Task details
Filter these entries, keeping only lines that hold the word "chart".

━━ The data

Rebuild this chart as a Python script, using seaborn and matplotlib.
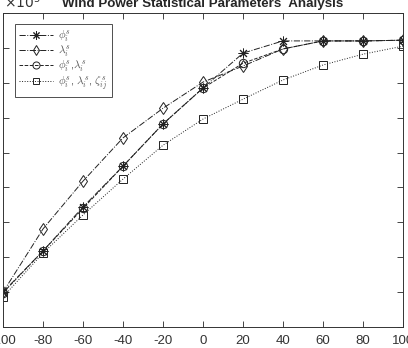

━━━━
━━ The data

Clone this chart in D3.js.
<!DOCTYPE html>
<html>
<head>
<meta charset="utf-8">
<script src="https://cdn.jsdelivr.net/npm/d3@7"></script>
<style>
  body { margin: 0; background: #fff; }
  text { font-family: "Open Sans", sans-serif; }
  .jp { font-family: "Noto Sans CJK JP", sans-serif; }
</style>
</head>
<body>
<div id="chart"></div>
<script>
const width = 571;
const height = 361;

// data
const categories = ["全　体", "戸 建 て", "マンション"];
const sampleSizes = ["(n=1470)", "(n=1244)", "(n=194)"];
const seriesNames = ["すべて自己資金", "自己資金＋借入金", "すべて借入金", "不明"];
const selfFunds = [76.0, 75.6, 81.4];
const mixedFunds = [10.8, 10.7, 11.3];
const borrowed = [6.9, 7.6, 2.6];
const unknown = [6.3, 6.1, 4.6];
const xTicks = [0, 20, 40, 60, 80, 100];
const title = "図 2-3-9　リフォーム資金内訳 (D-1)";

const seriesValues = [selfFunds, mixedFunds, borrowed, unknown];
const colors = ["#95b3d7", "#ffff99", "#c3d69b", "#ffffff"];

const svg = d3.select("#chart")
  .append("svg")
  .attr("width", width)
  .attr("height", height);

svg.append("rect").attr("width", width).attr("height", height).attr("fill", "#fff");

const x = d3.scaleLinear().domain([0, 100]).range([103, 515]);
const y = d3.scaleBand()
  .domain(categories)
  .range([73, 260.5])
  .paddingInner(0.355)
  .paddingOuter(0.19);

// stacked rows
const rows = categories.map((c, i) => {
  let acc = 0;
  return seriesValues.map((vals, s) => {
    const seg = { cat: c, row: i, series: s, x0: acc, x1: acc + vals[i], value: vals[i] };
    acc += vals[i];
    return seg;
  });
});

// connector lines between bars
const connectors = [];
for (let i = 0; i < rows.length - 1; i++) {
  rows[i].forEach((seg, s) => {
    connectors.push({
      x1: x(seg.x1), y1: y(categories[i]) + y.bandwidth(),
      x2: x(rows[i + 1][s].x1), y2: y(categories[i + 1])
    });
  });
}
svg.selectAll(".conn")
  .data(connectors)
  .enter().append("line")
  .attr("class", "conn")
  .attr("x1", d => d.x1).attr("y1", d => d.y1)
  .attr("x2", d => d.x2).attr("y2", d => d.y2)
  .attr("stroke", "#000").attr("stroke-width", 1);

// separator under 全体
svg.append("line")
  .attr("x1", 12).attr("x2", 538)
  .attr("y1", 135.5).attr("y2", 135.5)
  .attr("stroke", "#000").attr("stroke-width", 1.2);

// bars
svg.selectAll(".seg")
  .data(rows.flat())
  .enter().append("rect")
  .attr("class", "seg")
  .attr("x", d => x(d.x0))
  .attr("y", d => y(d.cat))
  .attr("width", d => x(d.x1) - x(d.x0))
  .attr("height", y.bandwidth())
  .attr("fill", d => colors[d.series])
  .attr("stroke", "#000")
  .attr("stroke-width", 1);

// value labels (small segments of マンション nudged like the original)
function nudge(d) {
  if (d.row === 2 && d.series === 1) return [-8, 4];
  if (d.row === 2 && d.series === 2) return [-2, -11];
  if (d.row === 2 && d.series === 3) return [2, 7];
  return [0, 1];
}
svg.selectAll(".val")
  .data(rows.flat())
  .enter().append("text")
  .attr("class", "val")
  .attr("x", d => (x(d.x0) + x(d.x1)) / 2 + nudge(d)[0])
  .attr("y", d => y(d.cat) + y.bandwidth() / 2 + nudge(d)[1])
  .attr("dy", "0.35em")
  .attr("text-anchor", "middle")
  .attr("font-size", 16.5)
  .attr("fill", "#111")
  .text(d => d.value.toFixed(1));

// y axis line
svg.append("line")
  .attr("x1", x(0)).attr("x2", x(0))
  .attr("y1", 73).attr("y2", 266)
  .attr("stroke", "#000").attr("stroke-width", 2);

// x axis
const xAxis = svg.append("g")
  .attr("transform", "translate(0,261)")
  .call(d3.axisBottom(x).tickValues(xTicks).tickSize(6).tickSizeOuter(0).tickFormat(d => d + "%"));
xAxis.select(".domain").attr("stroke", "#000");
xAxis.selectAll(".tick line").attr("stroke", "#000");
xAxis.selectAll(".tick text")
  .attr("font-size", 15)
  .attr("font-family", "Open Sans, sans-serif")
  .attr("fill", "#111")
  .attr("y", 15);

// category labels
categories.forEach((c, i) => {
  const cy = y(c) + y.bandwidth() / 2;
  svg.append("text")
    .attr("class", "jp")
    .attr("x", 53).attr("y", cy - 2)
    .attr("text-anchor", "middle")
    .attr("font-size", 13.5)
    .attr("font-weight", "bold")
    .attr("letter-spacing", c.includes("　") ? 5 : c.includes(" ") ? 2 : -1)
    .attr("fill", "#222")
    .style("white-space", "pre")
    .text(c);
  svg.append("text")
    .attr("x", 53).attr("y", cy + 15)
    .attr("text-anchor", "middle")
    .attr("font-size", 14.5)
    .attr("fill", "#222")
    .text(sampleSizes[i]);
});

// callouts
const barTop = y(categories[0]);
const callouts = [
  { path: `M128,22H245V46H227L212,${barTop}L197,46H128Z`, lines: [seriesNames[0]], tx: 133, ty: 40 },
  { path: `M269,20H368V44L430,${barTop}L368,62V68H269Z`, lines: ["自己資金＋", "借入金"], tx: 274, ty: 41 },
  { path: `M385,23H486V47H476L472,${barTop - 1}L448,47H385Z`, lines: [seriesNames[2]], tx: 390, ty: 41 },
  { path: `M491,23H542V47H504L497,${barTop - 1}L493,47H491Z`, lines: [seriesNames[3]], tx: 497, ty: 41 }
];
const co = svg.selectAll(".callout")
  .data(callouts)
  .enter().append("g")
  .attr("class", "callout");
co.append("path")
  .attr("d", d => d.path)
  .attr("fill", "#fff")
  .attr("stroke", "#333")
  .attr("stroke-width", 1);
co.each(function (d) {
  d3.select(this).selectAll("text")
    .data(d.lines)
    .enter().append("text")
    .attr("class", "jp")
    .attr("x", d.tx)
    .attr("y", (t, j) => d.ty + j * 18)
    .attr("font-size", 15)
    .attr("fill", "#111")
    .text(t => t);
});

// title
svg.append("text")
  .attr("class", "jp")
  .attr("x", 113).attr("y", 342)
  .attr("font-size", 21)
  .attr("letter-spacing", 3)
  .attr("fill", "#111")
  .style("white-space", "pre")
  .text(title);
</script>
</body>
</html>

━━━━
━━ The data

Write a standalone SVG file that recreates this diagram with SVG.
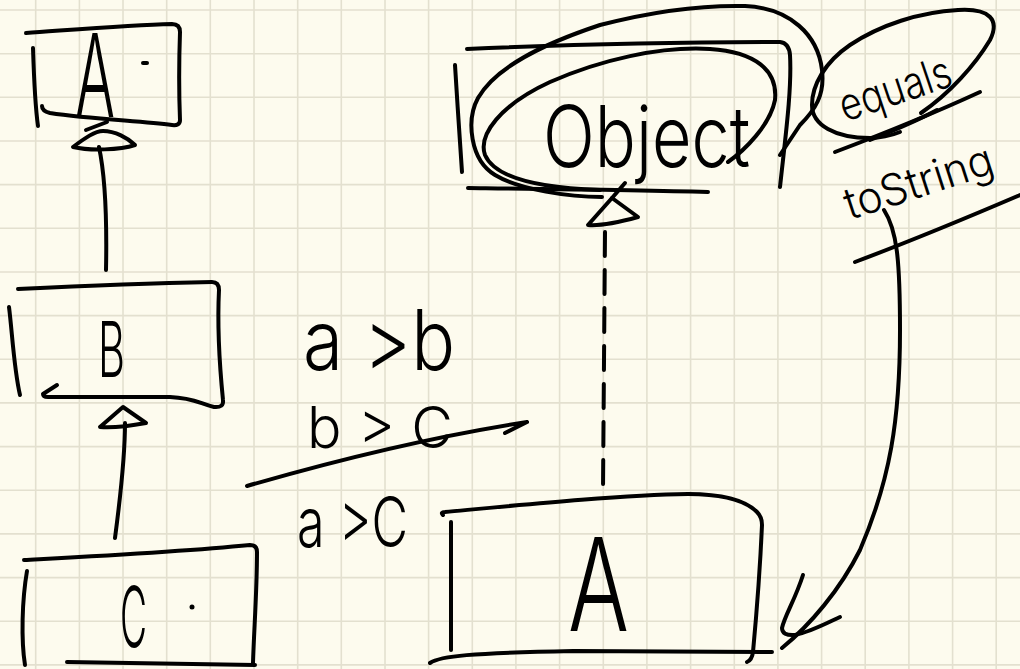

━━━━

Task output
Rebuild this chart as a Python script, using seaborn and matplotlib.
Clone this chart in D3.js.
<div id="chart"></div>
const svg = d3.select("#chart")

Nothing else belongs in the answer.